Reads text in the given image.

This tool uses the Tesseract Optical Character Recognition (OCR) engine, which utilizes training data files for different languages and scripts. The engine is able to recognize characters and read texts with the character sets of the languages that these data files are trained for. The English trained data file is included in the component and used by default. This means that the output text contains only characters used in English texts. In ambiguous cases, it may also tend to return words belonging to English language rather than those belonging to other languages having the same character set. Data files for other languages are available in https://github.com/tesseract-ocr/tessdata_best and https://github.com/tesseract-ocr/tessdata_fast. New data files can also be trained and customized using Tesseract training tools. To add a new data file, copy it in the directory components/com.visionappster.tools.ocr/1/resources in the VisionAppster installation. This tool supports also the compressed archive format used by Tesseract for the data files. See the language parameter for selecting the data files to be loaded.


  • image – The input image.

  • The – segmentation mode used with the Tesseract engine.

    • Automatic Automatic page segmentation, but no OSD or OCR.
    • Automatic With OSD Automatic page segmentation with orientation and script detection (OSD).
    • Automatic With OCR Fully automatic page segmentation, but no OSD.
    • Single Column Assume a single column of text of variable sizes.
    • Single Vertical Block Assume a single uniform block of vertically aligned text.
    • Single Block Assume a single uniform block of text. (Default.)
    • Single Line Treat the image as a single text line.
    • Single Word Treat the image as a single word.
    • Circled Word Treat the image as a single word in a circle.
    • Single Character Treat the image as a single character.
    • Sparse Text Find as much text as possible in no particular order.
    • Sparse Text With OSD Sparse text with orientation and script detection.
    • Raw Line Treat the image as a single text line, bypassing hacks that are Tesseract-specific.
  • autoInvertThreshold – The Tesseract engine generally recognizes only dark text on light background. In this tool, the text reading is first attempted with the original image and if the resulting confidence falls below this value, a new attempt is made with an inverted image. The result with the higher confidence is then returned.

  • language – Defines the language training data files to be loaded for Tesseract engine. The name of the data file excluding the file extension is used. Multile languages are defined with a string of the form [~]<lang>[+[~]<lang>]* E.g. hin+eng will load Hindi and English.

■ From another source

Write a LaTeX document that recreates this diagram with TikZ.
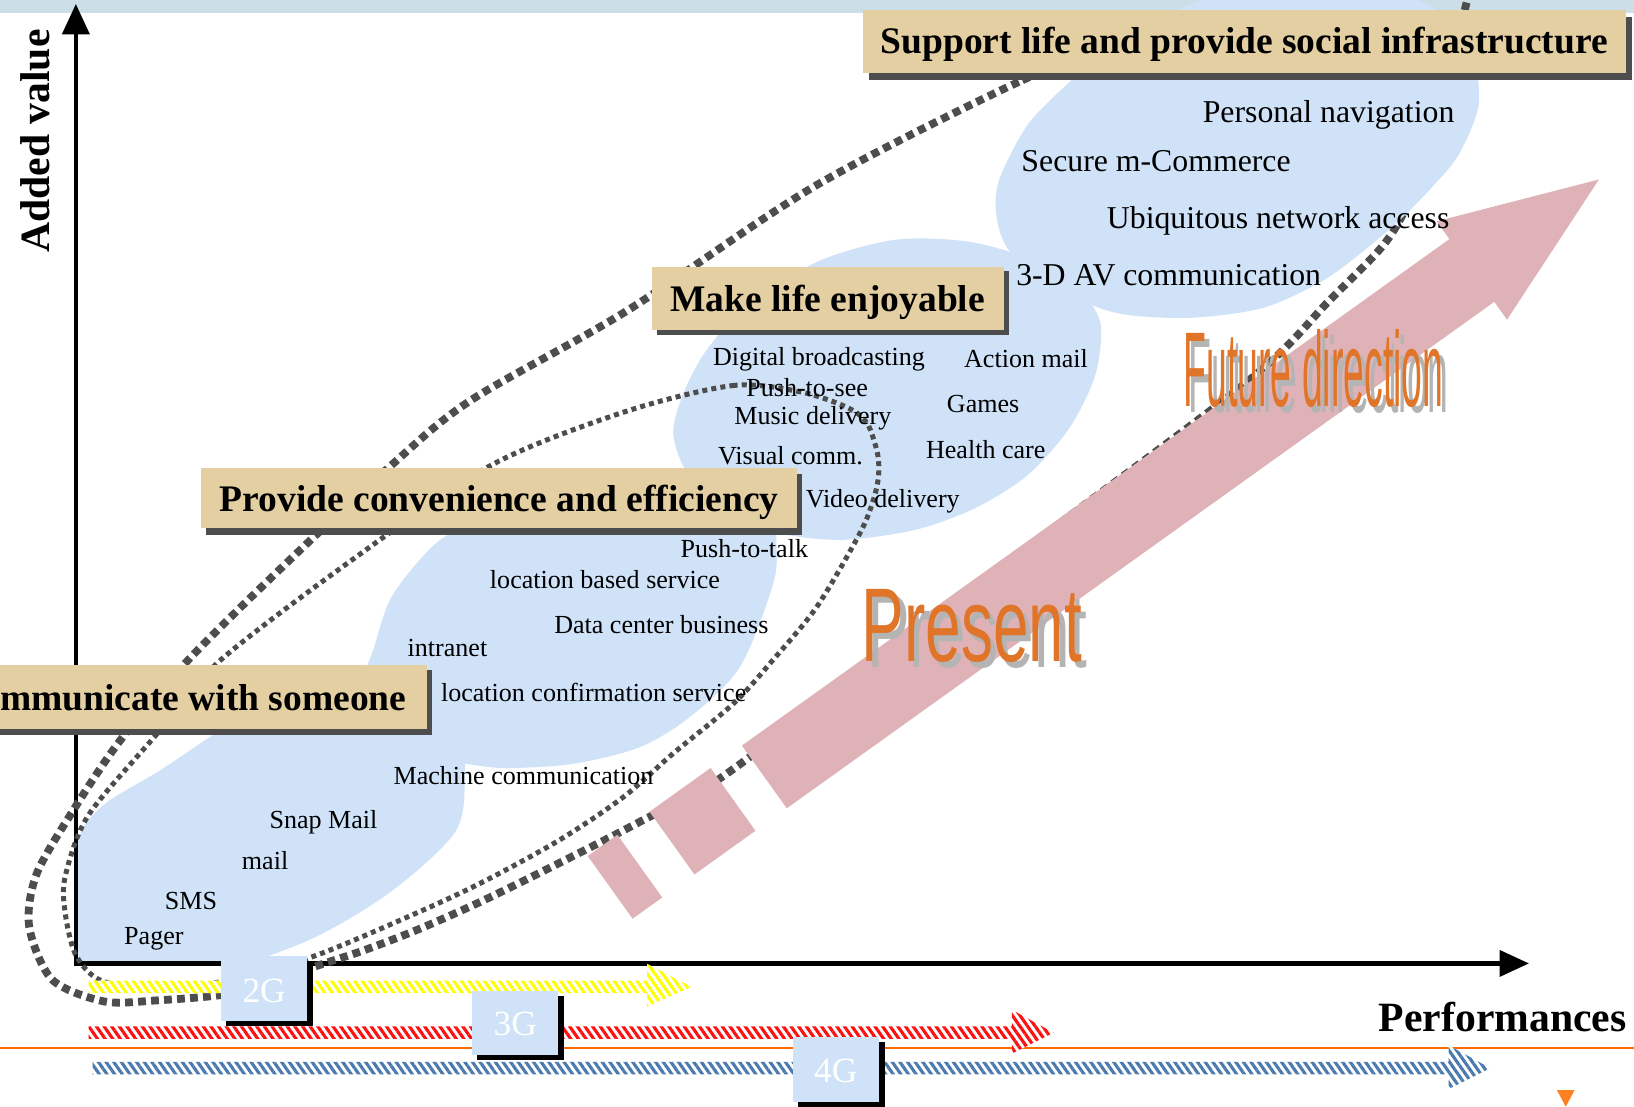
\documentclass[tikz,border=0pt]{standalone}
\usepackage{fontspec}
\setmainfont{Liberation Serif}
\newfontfamily\artfont{Liberation Sans}
\usetikzlibrary{patterns.meta,shadows}
\newcommand\setfs[1]{\fontsize{#1}{#1}\selectfont}
% word with a grey offset copy behind it
\newcommand\shadedword[4]{{\artfont\setfs{#2}\rlap{\hspace*{5pt}\raisebox{-6pt}{\textcolor{artshadow}{\scalebox{#1}[1]{#3}}}}\textcolor{artorange}{\scalebox{#1}[1]{#3}}}}

\definecolor{band}{HTML}{CCDEE8}
\definecolor{blobblue}{HTML}{CFE2F8}
\definecolor{parch}{HTML}{E4CFA2}
\definecolor{boxshadow}{HTML}{4D4D4D}
\definecolor{pinkarrow}{HTML}{DEB2B6}
\definecolor{loopgray}{HTML}{4D4D4D}
\definecolor{artorange}{HTML}{E07428}
\definecolor{artshadow}{HTML}{B4B4B4}
\definecolor{genyellow}{HTML}{FFFF00}
\definecolor{genred}{HTML}{FF1010}
\definecolor{genblue}{HTML}{4A7AAE}
\definecolor{rulecol}{HTML}{FF6A00}
\definecolor{marker}{HTML}{FF8020}

\begin{document}
\begin{tikzpicture}[x=1pt,y=-1pt,
  blob/.style={fill=blobblue},
  titlebox/.style={fill=parch, inner sep=0pt, minimum width=#1},
  shadowed/.style 2 args={drop shadow={shadow xshift=#1, shadow yshift=#2, opacity=1, fill=boxshadow}},
  title/.style={font={\setfs{36}\bfseries}, anchor=base, inner sep=0pt},
  item/.style={font={\setfs{25}}, anchor=base west, inner sep=0pt},
  bigitem/.style={font={\setfs{30.5}}, anchor=base west, inner sep=0pt},
  axislabel/.style={font={\setfs{40}\bfseries}, inner sep=0pt},
  bigloop/.style={draw=loopgray, line width=7.5pt, dash pattern=on 7.5pt off 5pt},
  smallloop/.style={draw=loopgray, line width=4.8pt, dash pattern=on 4.8pt off 4pt},
  axisline/.style={line width=4.2pt, line join=miter},
  genbox/.style={fill=blobblue, inner sep=0pt, minimum width=83pt, minimum height=62pt,
                 drop shadow={shadow xshift=5pt, shadow yshift=-5pt, opacity=1, fill=black}},
  gentag/.style={font={\setfs{34}}, text=white, anchor=base, inner sep=0pt},
  genbar/.style={preaction={fill=white}, pattern={Lines[angle=-55, distance=6pt, line width=3pt]}, pattern color=#1},
  arttext/.style={anchor=base west, inner sep=0pt},
]
\useasboundingbox (0,0) rectangle (1568,1062);
\begin{scope}
\clip (0,0) rectangle (1568,1062);
\fill[white] (0,0) rectangle (1568,1062);
\fill[band] (0,0) rectangle (1568,12.4);

% service clouds
\begin{scope}
  \clip (73,0) rectangle (1568,924);
  \fill[blob] plot[smooth cycle] coordinates {(60,880) (75,805) (100,772) (154,739) (230,690) (320,652) (400,642) (440,680) (446,745) (437,798) (376,855) (301,900) (216,930) (125,942) (70,930)};
\end{scope}
\fill[blob] plot[smooth cycle] coordinates {(330,705) (348,650) (358,624) (374,576) (403,537) (432,512) (500,485) (600,465) (700,455) (740,480) (745,520) (742,560) (710,640) (662,688) (614,717) (550,733) (486,737) (448,733) (390,722)};
\fill[blob] plot[smooth cycle] coordinates {(646,416) (656,377) (678,336) (720,290) (787,250) (860,230) (930,232) (992,250) (1035,278) (1056,310) (1051,360) (1026,411) (986,456) (937,487) (880,508) (810,518) (750,512) (695,490) (660,455)};

% axes
\coordinate (origin) at (72.8,924.5);
\coordinate (ytop) at (72.8,32);
\coordinate (ytip) at (72.8,4);
\coordinate (xend) at (1440,924.5);
\coordinate (xtip) at (1467,924.5);
\draw[axisline] (xend) -- (origin) -- (ytop);
\fill (ytip) -- ++(13.5,29) -- ++(-27,0) -- cycle;
\fill (xtip) -- ++(-28,-13) -- ++(0,26) -- cycle;

% dotted groupings
\draw[smallloop] plot[smooth cycle] coordinates {(600,395) (703,370) (768,376) (813,391) (832,406) (842,435) (843,457) (838,480) (825,512) (784,582) (742,633) (704,675) (646,723) (598,765) (537,806) (464,846) (400,876) (300,918) (212,942) (140,948) (95,940) (72,915) (62,872) (63,839) (85,782) (150,705) (211,634) (341,535) (472,446)};
\draw[bigloop] plot[smooth cycle] coordinates {(783,178) (981,77) (1100,32) (1220,-20) (1330,-45) (1405,-20) (1400,30) (1380,110) (1358,180) (1330,232) (1276,288) (1196,367) (950,552) (698,742) (617,787) (537,828) (464,864) (401,892) (349,912) (298,929) (255,946) (211,955) (150,960) (100,961) (50,940) (28,889) (35,839) (70,778) (115,711) (180,634) (271,544) (376,446) (452,384) (602,298)};

\fill[blob] plot[smooth cycle] coordinates {(956,206) (959,172) (986,120) (1026,79) (1075,38) (1140,5) (1220,-18) (1310,-15) (1380,10) (1412,50) (1419,100) (1400,148) (1372,182) (1340,214) (1302,246) (1265,272) (1210,296) (1140,305) (1070,300) (1010,275) (968,240)};

% direction arrow, broken at its tail
\begin{scope}[shift={(585.5,851.5)}, rotate=35.6]
  \fill[pinkarrow] (0,-37) rectangle (35,37);
  \fill[pinkarrow] (73,-37) rectangle (145,37);
  \fill[pinkarrow] (182,-37) -- (1017,-37) -- (1017,-58) -- (1167,0) -- (1017,58) -- (1017,37) -- (182,37) -- cycle;
\end{scope}

% generation bars
\coordinate (ruleL) at (0,1006);
\coordinate (ruleR) at (1568,1006);
\draw[rulecol, line width=2pt] (ruleL) -- (ruleR);
\path[genbar=genyellow] (85,941) -- (621,941) -- (621,925) -- (663.6,947) -- (621,966) -- (621,953) -- (85,953) -- cycle;
\path[genbar=genred] (85,985) -- (971,985) -- (971,969) -- (1011,991) -- (971,1011) -- (971,997) -- (85,997) -- cycle;
\path[genbar=genblue] (89,1019) -- (1390,1019) -- (1390,1003) -- (1430,1025) -- (1390,1045) -- (1390,1031) -- (89,1031) -- cycle;

\node[genbox] (g2box) at (253.5,948.5) {};
\node[genbox, minimum height=61pt] (g3box) at (494.3,981.4) {};
\node[genbox] (g4box) at (802.3,1026) {};
\node[gentag] (g2) at (253.5,962) {2G};
\node[gentag] (g3) at (494.5,994) {3G};
\node[gentag] (g4) at (802,1039) {4G};

% stage titles
\node[titlebox=732pt, minimum height=60.4pt, shadowed={6pt}{-7pt}] (supbox) at (1194,39.8) {};
\node[titlebox=337.6pt, minimum height=61.3pt, shadowed={5pt}{-4pt}] (makebox) at (794.2,286.4) {};
\node[titlebox=572pt, minimum height=58pt, shadowed={5pt}{-6pt}] (provbox) at (479,478) {};
\node[titlebox=474pt, minimum height=62pt, shadowed={5pt}{-5pt}] (commbox) at (173,669) {};
\node[title] (suptext) at (1194,51.5) {Support life and provide social infrastructure};
\node[title] (maketext) at (794.2,299) {Make life enjoyable};
\node[title] (provtext) at (479,491) {Provide convenience and efficiency};
\node[title] (commtext) at (173,681.5) {Communicate with someone};

% services
\node[bigitem] (nav) at (1154,118) {Personal navigation};
\node[bigitem] (mcom) at (980,164.5) {Secure m-Commerce};
\node[bigitem] (ubiq) at (1062,219.5) {Ubiquitous network access};
\node[bigitem] (av3d) at (975,274) {3-D AV communication};
\node[item] (digb) at (684,350.3) {Digital broadcasting};
\node[item] (amail) at (925,353) {Action mail};
\node[item] (pts) at (716,380.7) {Push-to-see};
\node[item] (music) at (704.5,407) {Music delivery};
\node[item] (games) at (908.5,396) {Games};
\node[item] (visual) at (689,445.3) {Visual comm.};
\node[item] (health) at (888.5,439.7) {Health care};
\node[item] (video) at (773,487) {Video delivery};
\node[item] (ptt) at (653,535) {Push-to-talk};
\node[item] (lbs) at (470,564.5) {location based service};
\node[item] (dcb) at (531.7,607.8) {Data center business};
\node[item] (intra) at (391,629.8) {intranet};
\node[item] (lcs) at (423,673) {location confirmation service};
\node[item] (mach) at (377.5,752.6) {Machine communication};
\node[item] (snap) at (258.5,795.5) {Snap Mail};
\node[item] (mail) at (232,834) {mail};
\node[item] (sms) at (158,872.6) {SMS};
\node[item] (pager) at (119,906) {Pager};

% axis labels
\node[axislabel, rotate=90, anchor=base] (ylabel) at (47.5,135.4) {Added value};
\node[axislabel, anchor=base west] (xlabel) at (1323,989.5) {Performances};

% headline words on the arrow
\node[arttext] (future) at (1135.5,390) {\shadedword{0.352}{102}{Future direction}{}};
\node[arttext] (present) at (826.8,634.4) {\shadedword{0.61}{100.6}{Present}{}};

% page marker
\fill[marker] (1494,1046) -- (1511,1046) -- (1502.5,1062) -- cycle;
\end{scope}
\end{tikzpicture}
\end{document}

Languages may internally specify that they want to be loaded with one or more other languages, so the ~ sign is available to override that. E.g. if hin was set to load eng by default, then hin+~eng would force loading only hin. The number of loaded languages is limited only by memory, with the caveat that loading additional languages will impact both speed and accuracy, as there is more work to do to decide the applicable language, and there is more chance of hallucinating incorrect words.

  • languagePath – The path where the language training data files are loaded from. The default path is a resource path pointing to the internal resources folder of the installed com.visionappster.tools.ocr component.

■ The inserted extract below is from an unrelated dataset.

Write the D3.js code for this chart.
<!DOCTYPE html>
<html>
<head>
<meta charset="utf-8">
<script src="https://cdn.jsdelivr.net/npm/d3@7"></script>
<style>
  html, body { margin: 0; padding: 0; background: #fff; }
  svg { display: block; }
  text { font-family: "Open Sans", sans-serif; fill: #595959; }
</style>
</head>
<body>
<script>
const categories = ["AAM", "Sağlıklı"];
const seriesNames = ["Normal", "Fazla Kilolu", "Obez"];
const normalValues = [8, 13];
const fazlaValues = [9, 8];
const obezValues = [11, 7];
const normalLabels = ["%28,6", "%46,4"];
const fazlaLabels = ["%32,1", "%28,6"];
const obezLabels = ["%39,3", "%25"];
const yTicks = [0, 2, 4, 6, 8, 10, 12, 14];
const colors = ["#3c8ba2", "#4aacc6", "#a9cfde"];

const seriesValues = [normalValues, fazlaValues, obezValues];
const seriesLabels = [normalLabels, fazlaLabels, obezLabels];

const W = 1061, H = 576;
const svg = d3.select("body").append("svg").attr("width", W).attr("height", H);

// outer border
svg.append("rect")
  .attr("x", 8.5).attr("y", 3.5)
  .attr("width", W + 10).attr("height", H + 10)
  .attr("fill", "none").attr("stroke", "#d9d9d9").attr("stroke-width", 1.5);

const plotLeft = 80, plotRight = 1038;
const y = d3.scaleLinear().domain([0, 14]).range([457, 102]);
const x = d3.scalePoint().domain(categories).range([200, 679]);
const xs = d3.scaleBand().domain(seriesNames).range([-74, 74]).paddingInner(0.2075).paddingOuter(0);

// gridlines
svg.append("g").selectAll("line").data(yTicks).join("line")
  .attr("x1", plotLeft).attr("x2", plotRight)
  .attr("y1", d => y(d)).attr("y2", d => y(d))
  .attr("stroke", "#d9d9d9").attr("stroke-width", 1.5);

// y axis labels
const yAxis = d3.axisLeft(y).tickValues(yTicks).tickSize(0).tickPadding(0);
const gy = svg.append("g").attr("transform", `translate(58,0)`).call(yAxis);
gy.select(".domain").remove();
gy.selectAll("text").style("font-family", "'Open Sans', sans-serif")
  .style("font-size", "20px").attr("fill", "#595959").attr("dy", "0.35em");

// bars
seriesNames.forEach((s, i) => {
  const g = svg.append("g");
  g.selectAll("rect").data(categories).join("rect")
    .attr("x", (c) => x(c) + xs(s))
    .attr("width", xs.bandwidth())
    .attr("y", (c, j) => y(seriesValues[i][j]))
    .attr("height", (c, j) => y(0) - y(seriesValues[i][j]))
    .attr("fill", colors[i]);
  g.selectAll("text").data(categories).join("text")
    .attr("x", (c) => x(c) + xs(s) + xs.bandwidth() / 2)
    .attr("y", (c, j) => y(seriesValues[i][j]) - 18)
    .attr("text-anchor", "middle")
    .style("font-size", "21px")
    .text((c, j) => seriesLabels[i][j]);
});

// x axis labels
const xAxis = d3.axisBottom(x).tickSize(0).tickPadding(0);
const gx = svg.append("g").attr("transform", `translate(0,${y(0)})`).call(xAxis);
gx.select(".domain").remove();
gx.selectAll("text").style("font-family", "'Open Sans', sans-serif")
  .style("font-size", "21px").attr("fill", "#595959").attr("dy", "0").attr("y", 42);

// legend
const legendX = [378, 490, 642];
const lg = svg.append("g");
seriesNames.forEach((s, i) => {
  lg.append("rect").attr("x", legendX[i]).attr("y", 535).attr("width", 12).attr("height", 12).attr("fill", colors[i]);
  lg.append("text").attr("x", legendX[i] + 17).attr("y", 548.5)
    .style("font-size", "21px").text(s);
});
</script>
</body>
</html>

  • engine – The engine version that Tesseract uses. It has two engines, the legacy Tesseract engine and the new LSTM line recognizer engine. There is rarely a reason to change the default value. In some extreme cases, using the Tesseract Only value to force the old engine version to be used may lead to better results.

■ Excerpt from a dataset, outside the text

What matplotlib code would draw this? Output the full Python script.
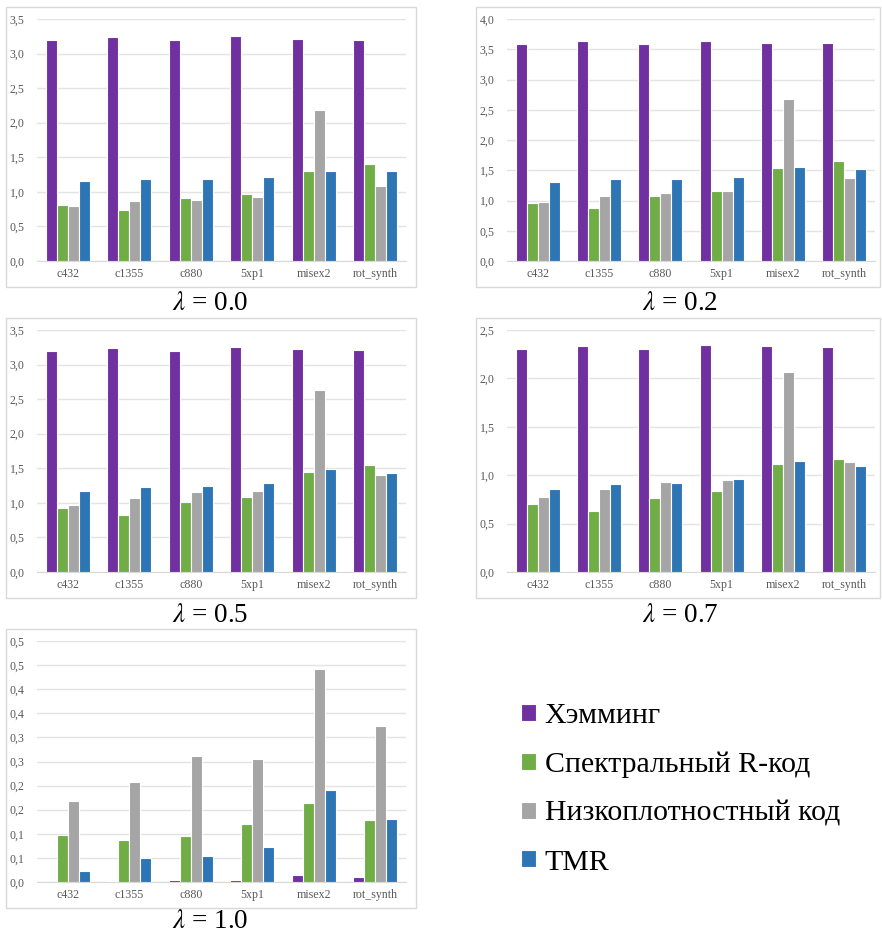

    • Tesseract Only Use only the old Tesseract engine.
    • LSTM Only Use only the new LSTM line recognizer engine.
    • Combined Run the LSTM line recognizer but allow fallback to the old Tesseract engine if it fails.
    • Default Allow the language specific configurations in the data files to specify the used engine or if none is specified, use the default one.


  • text – The recognized UTF-8 encoded text.

  • confidence – The average confidence of the recognized words in the returned text in the scale [0,1].

Process EAST result

Processes the detection results of the EAST text detection ONNX model, which can be used in Run ONNX model tool with the model path res://com.visionappster.tools.ocr/1/resources/east_text_detection.onnx.

The tool converts the result coordinates to world coordinates. It also filters out the detection results with a confidence lower than specified in the confidenceThreshold parameter.

Note that the outputs of this tool should be generally further processed by combining the overlapping detection results. This can be done with the Prune Matches tool.


  • score – The score output tensor of the EAST text detection model. This is the first output when the model is used with the Run ONNX model tool.

  • confidence – The confidence output tensor of the EAST text detection model. This is the latter output when the model is used with the Run ONNX model tool.

  • image – The same image that is fed to Run ONNX model tool as a tensor. The ONNX model returns pixel coordinates, which this tool converts to world coordinates using this image.

  • confidenceThreshold – The detection results with confidences lower than this threshold are filtered out.


  • frame – A coordinate frame for each detection. Each frame is a 4-by-4 matrix totaling in a 4N-by-4 matrix.

  • size – The size (width, height) of each detection in the corresponding frame. An N-by-2 matrix.

  • confidence – The confidence of each detection in the scale [0,1]. An N-by-1 matrix.